Unfortunately, few political figures, scholars, or journalists in this country are willing to admit this reality. Why? Though the Syrian government has undergone some major liberalization, both politically and economically, in recent years, it is still an undeniably autocratic regime with a strong state role in the economy. To appear to support such a regime, particularly with its history of supporting terrorism and its overt hostility to the United States and its allies, is politically difficult. Yet, just because a government is a dictatorship does not mean that it does not have legitimate rights and concerns that need to be taken seriously.
Similarly, just because a government is a pro-Western democracy does not give it license to violate UN Security Council resolutions, invade and annex parts of neighboring countries, and run roughshod over the most basic principles of international law. In short, sympathy with Syria’s negotiating position should not be seen as support for the Damascus regime or as opposition to Israel’s legitimate security concerns.

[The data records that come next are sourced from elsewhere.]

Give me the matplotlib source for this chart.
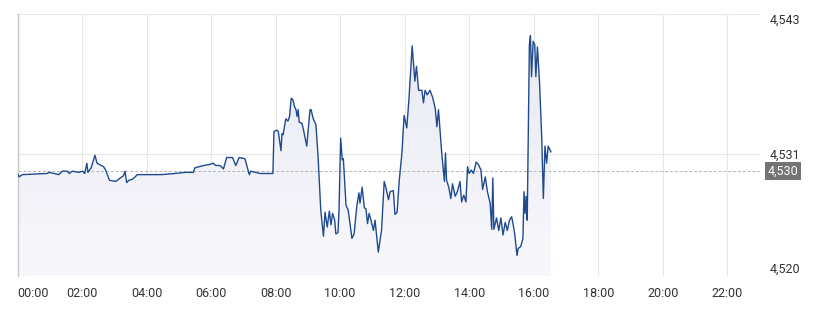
"""
Intraday price chart with previous-close reference line.

Output: out.png
"""

import matplotlib.pyplot as plt
import numpy as np
from matplotlib.ticker import FixedLocator

plt.rcParams["font.family"] = ["Roboto", "DejaVu Sans"]

# minutes since midnight, price
minutes = [
    0, 3, 9, 55, 59, 77, 83, 93, 96, 102, 114, 121, 125, 129, 131, 137, 144, 148,
    152, 156, 160, 164, 171, 183, 191, 197, 200, 203, 207, 214, 223, 245,
    268, 293, 312, 327, 330, 346, 358, 364, 369, 377, 383, 389, 400, 406, 412,
    423, 431, 434, 451, 473, 475,
    477, 482, 485, 490, 492, 494, 499, 503, 506, 509, 512, 515, 518, 520, 522,
    524, 529, 532, 538, 544, 546, 550, 555, 559, 564, 569, 572, 576, 580, 583,
    586, 590, 592, 596, 598, 601, 604, 606, 611, 615, 622, 626, 631, 635, 637,
    641, 645, 648, 651, 654, 658, 662, 665, 671, 677, 682, 685, 690, 693, 699,
    702, 706, 710, 715, 719, 724, 728, 734, 739, 742, 746, 752, 755, 758, 762,
    767, 772, 777, 780, 783, 789, 794, 796, 798, 802, 806, 809, 814, 818, 823,
    826, 830, 834, 837, 840, 844, 848, 853, 857, 862, 865, 870, 874, 879, 882,
    884, 886, 891, 895, 899, 903, 907, 911, 915, 919, 922, 925, 929, 931, 936,
    940, 942, 944, 946, 948, 952, 954, 956, 959, 962, 964, 967, 971, 975, 978,
    981, 984, 987, 992,
]
prices = [
    4.5293, 4.5290, 4.5292, 4.5293, 4.5294, 4.5292, 4.5295, 4.5295, 4.5293,
    4.5295, 4.5294, 4.5295, 4.5293, 4.5302, 4.5294, 4.5298, 4.5309, 4.5302,
    4.5301, 4.5300, 4.5299, 4.5296, 4.5287, 4.5286, 4.5289, 4.5291, 4.5295,
    4.5285, 4.5287, 4.5288, 4.5292, 4.5292,
    4.5292, 4.5293, 4.5294, 4.5294, 4.5298, 4.5300, 4.5301, 4.5302, 4.5300,
    4.5300, 4.5297, 4.5307, 4.5307, 4.5300, 4.5307, 4.5306, 4.5292, 4.5295,
    4.5293, 4.5293, 4.5293,
    4.5330, 4.5331, 4.5330, 4.5313, 4.5328, 4.5327, 4.5341, 4.5339, 4.5343,
    4.5359, 4.5358, 4.5352, 4.5349, 4.5343, 4.5349, 4.5338, 4.5337, 4.5331,
    4.5317, 4.5349, 4.5349, 4.5341, 4.5336, 4.5308, 4.5261, 4.5238, 4.5259,
    4.5246, 4.5260, 4.5248, 4.5258, 4.5252, 4.5240, 4.5241, 4.5261, 4.5324,
    4.5305, 4.5306, 4.5265, 4.5261, 4.5236, 4.5240, 4.5264, 4.5276, 4.5267,
    4.5281, 4.5263, 4.5262, 4.5249, 4.5258, 4.5251, 4.5243, 4.5252, 4.5224,
    4.5243, 4.5286, 4.5281, 4.5270, 4.5277, 4.5278, 4.5257, 4.5259, 4.5287,
    4.5311, 4.5344, 4.5333, 4.5358, 4.5405, 4.5374, 4.5387, 4.5366, 4.5366,
    4.5355, 4.5366, 4.5362, 4.5366, 4.5360, 4.5350, 4.5334, 4.5349, 4.5311,
    4.5286, 4.5311, 4.5287, 4.5281, 4.5271, 4.5284, 4.5273, 4.5277, 4.5286,
    4.5268, 4.5274, 4.5268, 4.5299, 4.5293, 4.5296, 4.5293, 4.5303, 4.5301,
    4.5296, 4.5279, 4.5290, 4.5277, 4.5267, 4.5244, 4.5289, 4.5244, 4.5254,
    4.5243, 4.5254, 4.5239, 4.5250, 4.5243, 4.5252, 4.5255, 4.5248, 4.5239,
    4.5221, 4.5227, 4.5229, 4.5236, 4.5277, 4.5258, 4.5273, 4.5252, 4.5406,
    4.5414, 4.5378, 4.5409, 4.5406, 4.5378, 4.5404, 4.5372, 4.5324, 4.5271,
    4.5317, 4.5302, 4.5317, 4.5312,
]

prev_close = 4.5295
prev_close_label = "4,530"
y_low, y_high = 4.5203, 4.5433
y_ticks = [y_low, 4.531, y_high]
y_tick_labels = ["4,520", "4,531", "4,543"]
x_ticks = list(range(0, 1321, 120))
x_tick_labels = ["%02d:00" % (m // 60) for m in x_ticks]

LINE = "#1f4b8e"
GRID = "#e6e6e6"
TEXT = "#333333"

W, H = 813, 318
fig = plt.figure(figsize=(W / 100, H / 100), dpi=100)
left, right, top, bottom = 17.5, 759.5, 14, 276
ax = fig.add_axes([left / W, 1 - bottom / H, (right - left) / W, (bottom - top) / H])

x = np.array(minutes, dtype=float)
y = np.array(prices)

ax.set_xlim(0, 1380)
ax.set_ylim(y_low, y_high)

# gradient fill under the line
poly = ax.fill_between(x, y, y_low, color="none", lw=0)
grad = np.linspace(0, 1, 256).reshape(-1, 1)
from matplotlib.colors import LinearSegmentedColormap
cmap = LinearSegmentedColormap.from_list("f", ["#f8f8fc", "#e9e9f3"])
img = ax.imshow(grad, cmap=cmap, aspect="auto", origin="lower",
                extent=[0, 1380, y_low, max(prices)], zorder=1)
img.set_clip_path(poly.get_paths()[0], transform=ax.transData)

ax.plot(x, y, color=LINE, lw=1.0, zorder=3, solid_joinstyle="round")

# previous close
ax.axhline(prev_close, color="#b5b5b5", lw=0.7, ls=(0, (3, 2)), zorder=2)
ax.text(1.0 + 8 / (right - left), prev_close, prev_close_label,
        transform=ax.get_yaxis_transform(), ha="left", va="center",
        fontsize=9, color="white",
        bbox=dict(boxstyle="square,pad=0.2", fc="#737373", ec="none"))

# grid
ax.set_xticks(x_ticks)
ax.set_xticklabels(x_tick_labels)
ax.yaxis.set_major_locator(FixedLocator(y_ticks))
ax.set_yticklabels(y_tick_labels)
ax.yaxis.tick_right()
ax.grid(True, color=GRID, lw=0.8, zorder=0)
ax.set_axisbelow(True)
ax.tick_params(axis="both", length=0, labelsize=9, colors=TEXT)
ax.tick_params(axis="x", pad=8)
ax.tick_params(axis="y", pad=7)

labels = ax.get_yticklabels()
labels[0].set_va("bottom")
labels[-1].set_va("top")
ax.get_xticklabels()[0].set_ha("left")

for side in ["top", "right", "bottom"]:
    ax.spines[side].set_visible(False)
ax.spines["left"].set_color("#c8c8c8")
ax.spines["left"].set_linewidth(1.0)

fig.savefig("out.png", dpi=100)
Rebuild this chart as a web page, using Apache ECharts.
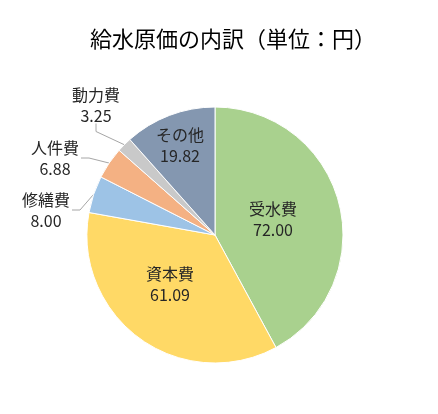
<!DOCTYPE html>
<html>
<head>
<meta charset="utf-8">
<script src="https://cdn.jsdelivr.net/npm/echarts@6/dist/echarts.min.js"></script>
<style>
html,body{margin:0;padding:0;background:#fff;}
#c{width:438px;height:414px;}
</style>
</head>
<body>
<div id="c"></div>
<script>
const titleText = '給水原価の内訳（単位：円）';
const categories = ['受水費', '資本費', '修繕費', '人件費', '動力費', 'その他'];
const values = [72.00, 61.09, 8.00, 6.88, 3.25, 19.82];
const valueLabels = ['72.00', '61.09', '8.00', '6.88', '3.25', '19.82'];
const colors = ['#A9D18E', '#FFD966', '#9DC3E6', '#F4B183', '#C9C9C9', '#8497B0'];
const insideFlags = [true, true, false, false, false, true];
// label block centres (layout, not data)
const labelCentres = [[273, 219], [170, 284], [46, 210], [55, 158], [96, 105], [180, 145]];

const font = '"Noto Sans CJK JP", "Noto Sans", sans-serif';

const data = categories.map((name, i) => {
  const inside = insideFlags[i];
  return {
    name: name,
    value: values[i],
    itemStyle: { color: colors[i] },
    label: {
      position: inside ? 'inside' : 'outside',
      formatter: '{a|' + name + '}\n{a|' + valueLabels[i] + '}'
    },
    labelLine: { show: !inside }
  };
});

const chart = echarts.init(document.getElementById('c'));
chart.setOption({
  backgroundColor: '#ffffff',
  animation: false,
  title: {
    text: titleText,
    left: 90,
    top: 28,
    padding: 0,
    textStyle: { fontFamily: font, fontSize: 22, fontWeight: 'normal', color: '#000000' }
  },
  series: [{
    type: 'pie',
    center: [215, 235],
    radius: [0, 128],
    startAngle: 90,
    clockwise: true,
    data: data,
    itemStyle: { borderColor: '#ffffff', borderWidth: 1 },
    label: {
      color: '#262626',
      fontFamily: font,
      fontSize: 16,
      rich: {
        a: { fontFamily: font, fontSize: 16, color: '#262626', lineHeight: 21, width: 52, align: 'center' }
      }
    },
    labelLine: {
      length: 14,
      length2: 8,
      lineStyle: { color: '#A6A6A6', width: 1 }
    },
    labelLayout: function (params) {
      const c = labelCentres[params.dataIndex];
      return { x: c[0], y: c[1], align: 'center', verticalAlign: 'middle' };
    },
    emphasis: { disabled: true }
  }]
});
</script>
</body>
</html>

U.S. policy toward the negotiations needs to change. At minimum, Washington should do the following:
- Continue to use its good offices to facilitate negotiations.
- Reconfirm its support for Israel’s legitimate security concerns.
- Insist that UN Security Council resolutions 242, 338, 446, and all other relevant resolutions be enforced. This would require a complete Israeli withdrawal–both soldiers and settlers–from all occupied Syrian land in return for verifiable security guarantees.
- Suspend economic and military aid to Israel until Tel Aviv complies fully with all outstanding UN Security Council resolutions.
- Encourage a process that will eventually lead to full diplomatic and economic relations between the two countries.
- Support efforts to create a more democratic Syria, encouraging forces dedicated to ending human rights abuses and creating a civil society.